## [WHAT THE EXERCISE ASKS]
Identify all lines of the data containing the string "this" and copy them.

(Plotting code records)
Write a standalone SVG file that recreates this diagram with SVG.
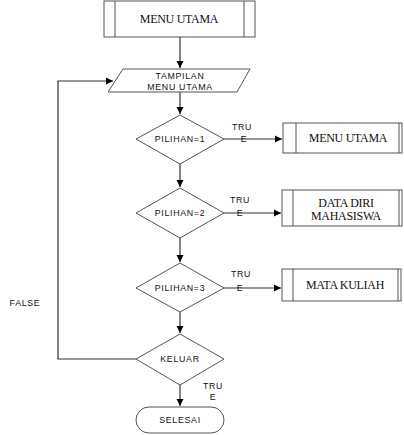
<svg xmlns="http://www.w3.org/2000/svg" width="404" height="435" viewBox="0 0 404 435">
<defs>
<marker id="ah" markerWidth="8" markerHeight="8" refX="7" refY="4" orient="auto" markerUnits="userSpaceOnUse">
<path d="M0,0.5 L7,4 L0,7.5 Z" fill="#000"/>
</marker>
<style>
.shape{fill:#fff;stroke:#555;stroke-width:1}
.ln{fill:none;stroke:#333;stroke-width:1.2}
.serif{font-family:"Liberation Serif","Times New Roman",serif;font-size:12px;fill:#111;text-anchor:middle;letter-spacing:-0.3px}
.sans{font-family:"Liberation Sans",Arial,sans-serif;font-size:8.8px;fill:#111;text-anchor:middle;letter-spacing:0.7px}
</style>
</defs>
<rect width="404" height="435" fill="#fff"/>
<g id="connectors">
<line class="ln" x1="180" y1="37" x2="180" y2="68" marker-end="url(#ah)"/>
<line class="ln" x1="180" y1="92" x2="180" y2="114" marker-end="url(#ah)"/>
<line class="ln" x1="180" y1="164" x2="180" y2="187" marker-end="url(#ah)"/>
<line class="ln" x1="180" y1="238" x2="180" y2="262" marker-end="url(#ah)"/>
<line class="ln" x1="180" y1="312" x2="180" y2="333" marker-end="url(#ah)"/>
<line class="ln" x1="180" y1="385" x2="180" y2="406" marker-end="url(#ah)"/>
<line class="ln" x1="224" y1="139" x2="282" y2="139" marker-end="url(#ah)"/>
<line class="ln" x1="224" y1="213" x2="281" y2="213" marker-end="url(#ah)"/>
<line class="ln" x1="224" y1="288" x2="281" y2="288" marker-end="url(#ah)"/>
<polyline class="ln" points="136,359 58,359 58,81 113,81" marker-end="url(#ah)"/>
<text class="sans" x="242" y="130">TRU</text>
<text class="sans" x="244" y="142">E</text>
<text class="sans" x="240" y="203">TRU</text>
<text class="sans" x="240" y="216">E</text>
<text class="sans" x="241" y="277">TRU</text>
<text class="sans" x="240" y="291">E</text>
<text class="sans" x="213" y="389">TRU</text>
<text class="sans" x="213" y="400">E</text>
<text class="sans" x="25" y="306">FALSE</text>
</g>
<g id="menu-utama-top">
<rect class="shape" x="104" y="1" width="151" height="36"/>
<line class="shape" x1="115" y1="1" x2="115" y2="37"/>
<line class="shape" x1="244" y1="1" x2="244" y2="37"/>
<text class="serif" x="179" y="23">MENU UTAMA</text>
</g>
<g id="tampilan">
<polygon class="shape" points="123,69 250,69 237,92 108,92"/>
<text class="sans" x="180" y="79">TAMPILAN</text>
<text class="sans" x="180" y="90">MENU UTAMA</text>
</g>
<g id="pilihan1">
<polygon class="shape" points="180,115 224,139 180,164 136,139"/>
<text class="sans" x="180" y="142">PILIHAN=1</text>
</g>
<g id="menu-utama-right">
<rect class="shape" x="283" y="123" width="119" height="30"/>
<line class="shape" x1="296" y1="123" x2="296" y2="153"/>
<line class="shape" x1="399" y1="123" x2="399" y2="153"/>
<text class="serif" x="348" y="142">MENU UTAMA</text>
</g>
<g id="data-diri">
<rect class="shape" x="282" y="190" width="120" height="36"/>
<line class="shape" x1="293" y1="190" x2="293" y2="226"/>
<line class="shape" x1="399" y1="190" x2="399" y2="226"/>
<text class="serif" x="346" y="207">DATA DIRI</text>
<text class="serif" x="346" y="220">MAHASISWA</text>
</g>
<g id="pilihan2">
<polygon class="shape" points="180,188 224,213 180,238 136,213"/>
<text class="sans" x="180" y="216">PILIHAN=2</text>
</g>
<g id="pilihan3">
<polygon class="shape" points="180,263 224,288 180,312 136,288"/>
<text class="sans" x="180" y="291">PILIHAN=3</text>
</g>
<g id="mata-kuliah">
<rect class="shape" x="282" y="269" width="119" height="32"/>
<line class="shape" x1="293" y1="269" x2="293" y2="301"/>
<line class="shape" x1="398" y1="269" x2="398" y2="301"/>
<text class="serif" x="345" y="289">MATA KULIAH</text>
</g>
<g id="keluar">
<polygon class="shape" points="180,334 224,359 180,385 136,359"/>
<text class="sans" x="180" y="362">KELUAR</text>
</g>
<g id="selesai">
<rect class="shape" x="136" y="407" width="88" height="26" rx="13" ry="13"/>
<text class="sans" x="180" y="423">SELESAI</text>
</g>
</svg>
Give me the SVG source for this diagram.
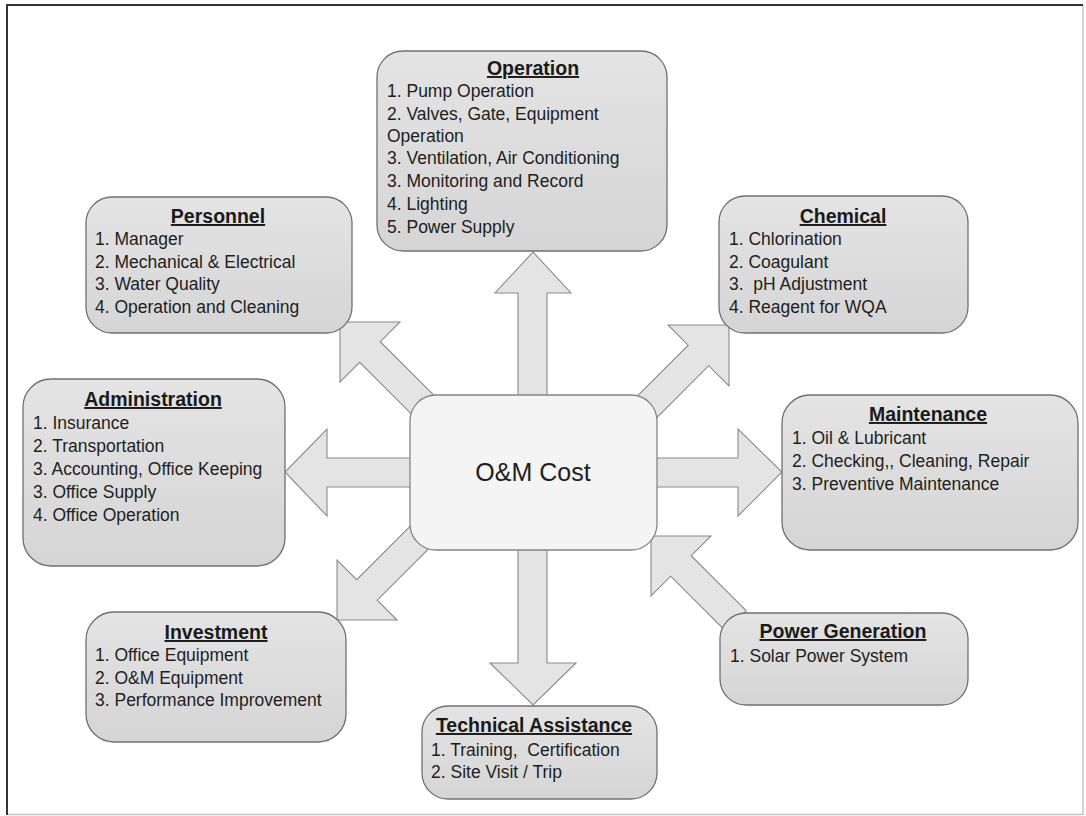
<svg xmlns="http://www.w3.org/2000/svg" width="1086" height="816" viewBox="0 0 1086 816">
<defs>
<linearGradient id="boxg" x1="0" y1="0" x2="0" y2="1">
<stop offset="0" stop-color="#e4e4e4"/>
<stop offset="1" stop-color="#d5d5d5"/>
</linearGradient>
<style>
.box{fill:url(#boxg);stroke:#707070;stroke-width:1.3}
.center{fill:#f4f4f4;stroke:#858585;stroke-width:1.3}
.arrow{fill:#e4e4e4;stroke:#8a8a8a;stroke-width:1.1;stroke-linejoin:miter}
.t{font-family:"Liberation Sans",Arial,sans-serif;font-size:19.5px;font-weight:bold;fill:#1a1a1a;text-anchor:middle;text-decoration:underline}
.i{font-family:"Liberation Sans",Arial,sans-serif;font-size:17.5px;fill:#1e1e1e;white-space:pre}
.c{font-family:"Liberation Sans",Arial,sans-serif;font-size:25px;fill:#1e1e1e;text-anchor:middle}
</style>
</defs>
<rect x="0" y="0" width="1086" height="816" fill="#ffffff"/>
<g id="frame">
<line x1="1083" y1="5" x2="1083" y2="815" stroke="#c4c4c4" stroke-width="1.5"/>
<line x1="7" y1="814.5" x2="1083" y2="814.5" stroke="#c4c4c4" stroke-width="1.5"/>
<line x1="7" y1="5" x2="1083" y2="5" stroke="#333" stroke-width="2"/>
<line x1="7" y1="4" x2="7" y2="815" stroke="#333" stroke-width="2"/>
</g>
<g id="connectors">
<polygon class="arrow" points="518,410 518,293 495,293 533,252 571,293 547,293 547,410"/>
<polygon class="arrow" points="518,540 518,663 490,663 533,705 576,663 547,663 547,540"/>
<polygon class="arrow" points="420,458 327,458 327,429 285,472 327,516 327,487 420,487"/>
<polygon class="arrow" points="645,458 738,458 738,429 782,472 738,516 738,487 645,487"/>
<polygon class="arrow" points="440.3,401.7 380.3,341.7 400,322 340,322 340,382 359.7,362.3 419.7,422.3"/>
<polygon class="arrow" points="614.7,418.7 688.2,345.2 668,325 729,325 729,386 708.7,365.7 635.2,439.2"/>
<polygon class="arrow" points="429.7,506.7 356.7,579.7 337,560 337,620 397,620 377.2,600.2 450.2,527.2"/>
<polygon class="arrow" points="746.2,610.7 691.2,555.7 711,536 651,536 651,596 670.7,576.2 725.7,631.2"/>
</g>
<g id="center">
<rect class="center" x="410" y="395" width="247" height="155" rx="26" ry="26"/>
<text class="c" x="533" y="481">O&amp;M Cost</text>
</g>
<g id="operation">
<rect class="box" x="377" y="51" width="290" height="200" rx="26" ry="26"/>
<text class="t" x="533" y="75">Operation</text>
<text class="i" x="387" y="97">1. Pump Operation</text>
<text class="i" x="387" y="119.5">2. Valves, Gate, Equipment</text>
<text class="i" x="387" y="142">Operation</text>
<text class="i" x="387" y="164">3. Ventilation, Air Conditioning</text>
<text class="i" x="387" y="187">3. Monitoring and Record</text>
<text class="i" x="387" y="209.5">4. Lighting</text>
<text class="i" x="387" y="232.5">5. Power Supply</text>
</g>
<g id="personnel">
<rect class="box" x="86" y="197" width="266" height="136" rx="26" ry="26"/>
<text class="t" x="218" y="223">Personnel</text>
<text class="i" x="95" y="245">1. Manager</text>
<text class="i" x="95" y="267.5">2. Mechanical &amp; Electrical</text>
<text class="i" x="95" y="290">3. Water Quality</text>
<text class="i" x="95" y="313">4. Operation and Cleaning</text>
</g>
<g id="chemical">
<rect class="box" x="719" y="196" width="249" height="137" rx="26" ry="26"/>
<text class="t" x="843" y="223">Chemical</text>
<text class="i" x="729" y="245">1. Chlorination</text>
<text class="i" x="729" y="267.5">2. Coagulant</text>
<text class="i" x="729" y="290">3.  pH Adjustment</text>
<text class="i" x="729" y="313">4. Reagent for WQA</text>
</g>
<g id="administration">
<rect class="box" x="23" y="379" width="262" height="187" rx="28" ry="28"/>
<text class="t" x="153" y="406">Administration</text>
<text class="i" x="33" y="428.5">1. Insurance</text>
<text class="i" x="33" y="452">2. Transportation</text>
<text class="i" x="33" y="475">3. Accounting, Office Keeping</text>
<text class="i" x="33" y="498">3. Office Supply</text>
<text class="i" x="33" y="521">4. Office Operation</text>
</g>
<g id="maintenance">
<rect class="box" x="782" y="395" width="296" height="155" rx="28" ry="28"/>
<text class="t" x="928" y="421">Maintenance</text>
<text class="i" x="792" y="444">1. Oil &amp; Lubricant</text>
<text class="i" x="792" y="467">2. Checking,, Cleaning, Repair</text>
<text class="i" x="792" y="490">3. Preventive Maintenance</text>
</g>
<g id="investment">
<rect class="box" x="86" y="612" width="260" height="130" rx="28" ry="28"/>
<text class="t" x="216" y="639">Investment</text>
<text class="i" x="95" y="661">1. Office Equipment</text>
<text class="i" x="95" y="683.5">2. O&amp;M Equipment</text>
<text class="i" x="95" y="705.5">3. Performance Improvement</text>
</g>
<g id="technical">
<rect class="box" x="422" y="706" width="235" height="93" rx="26" ry="26"/>
<text class="t" x="534" y="732">Technical Assistance</text>
<text class="i" x="431" y="756">1. Training,  Certification</text>
<text class="i" x="431" y="778">2. Site Visit / Trip</text>
</g>
<g id="power">
<rect class="box" x="720" y="613" width="248" height="92" rx="26" ry="26"/>
<text class="t" x="843" y="638">Power Generation</text>
<text class="i" x="730" y="662">1. Solar Power System</text>
</g>
</svg>
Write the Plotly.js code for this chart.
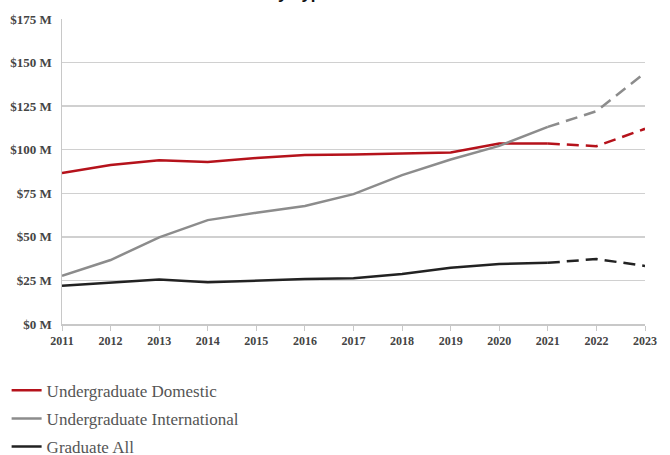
<!DOCTYPE html>
<html>
<head>
<meta charset="utf-8">
<script src="https://cdn.plot.ly/plotly-3.0.1.min.js"></script>
<style>html,body{margin:0;padding:0;background:#fff;}#chart{width:670px;height:455px;}</style>
</head>
<body>
<div id="chart"></div>
<script>
const years = [2011, 2012, 2013, 2014, 2015, 2016, 2017, 2018, 2019, 2020, 2021, 2022, 2023];
const seriesNames = ["Undergraduate Domestic", "Undergraduate International", "Graduate All"];
const ugDomestic = [86.6, 91.2, 93.9, 92.9, 95.2, 96.9, 97.3, 97.9, 98.4, 103.6, 103.6, 102.0, 112.0];
const ugInternational = [27.7, 36.7, 49.7, 59.6, 63.8, 67.7, 74.5, 85.4, 94.4, 102.2, 113.1, 122.1, 144.1];
const gradAll = [22.0, 23.9, 25.6, 23.9, 25.0, 25.8, 26.2, 28.7, 32.3, 34.4, 35.1, 37.3, 33.3];
const projectionStartYear = 2021;
const yTickVals = [0, 25, 50, 75, 100, 125, 150, 175];
const yTickText = ["$0 M", "$25 M", "$50 M", "$75 M", "$100 M", "$125 M", "$150 M", "$175 M"];
const titleText = "Tuition Revenue by Type";

const colors = ["#b5121b", "#8c8c8c", "#222222"];
const allSeries = [ugDomestic, ugInternational, gradAll];
const splitIdx = years.indexOf(projectionStartYear);

const traces = [];
allSeries.forEach((vals, i) => {
  traces.push({
    x: years.slice(0, splitIdx + 1), y: vals.slice(0, splitIdx + 1),
    type: "scatter", mode: "lines", name: seriesNames[i],
    legendgroup: "g" + i,
    line: {color: colors[i], width: 2.5}, hoverinfo: "x+y"
  });
  traces.push({
    x: years.slice(splitIdx), y: vals.slice(splitIdx),
    type: "scatter", mode: "lines", name: seriesNames[i] + " (projected)",
    legendgroup: "g" + i, showlegend: false,
    line: {color: colors[i], width: 2.5, dash: "12px,7px"}, hoverinfo: "x+y"
  });
});

const layout = {
  width: 670, height: 455,
  margin: {l: 62, r: 25, t: 19, b: 131, autoexpand: false},
  paper_bgcolor: "#fff", plot_bgcolor: "#fff",
  showlegend: true,
  font: {family: "Liberation Serif, serif", color: "#444"},
  xaxis: {
    range: [2011, 2023], tickvals: years, ticktext: years.map(String),
    showgrid: false, zeroline: false,
    showline: true, linecolor: "#c8c8c8", linewidth: 1.5,
    ticks: "outside", ticklen: 5, tickcolor: "#c8c8c8", tickwidth: 1,
    tickfont: {family: "Liberation Serif, serif", size: 12, color: "#444", weight: "bold"},
    fixedrange: true
  },
  yaxis: {
    range: [0, 175], tickvals: yTickVals, ticktext: yTickText,
    showgrid: true, gridcolor: "#d0d0d0", gridwidth: 1.5, zeroline: false,
    showline: true, linecolor: "#c8c8c8", linewidth: 1.5,
    ticks: "", ticklabelstandoff: 6,
    tickfont: {family: "Liberation Serif, serif", size: 13, color: "#444", weight: "bold"},
    fixedrange: true
  },
  legend: {
    orientation: "v", x: -0.095, xanchor: "left", y: -0.16, yanchor: "top",
    font: {family: "Liberation Serif, serif", size: 17, color: "#555"},
    tracegroupgap: 3, itemwidth: 30, bgcolor: "rgba(0,0,0,0)"
  },
  annotations: [{
    text: "<b>" + titleText + "</b>", xref: "paper", yref: "paper",
    x: 0.464, xanchor: "right", y: 1.045, yanchor: "bottom", showarrow: false,
    font: {family: "Liberation Sans, sans-serif", size: 17, color: "#111"}
  }]
};

Plotly.newPlot("chart", traces, layout, {displayModeBar: false, staticPlot: true});
</script>
</body>
</html>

## [TASK OUTPUT]
Write a standalone SVG file that recreates this diagram with SVG.
Give me the SVG source for this diagram.
Write the Plotly.js code for this chart.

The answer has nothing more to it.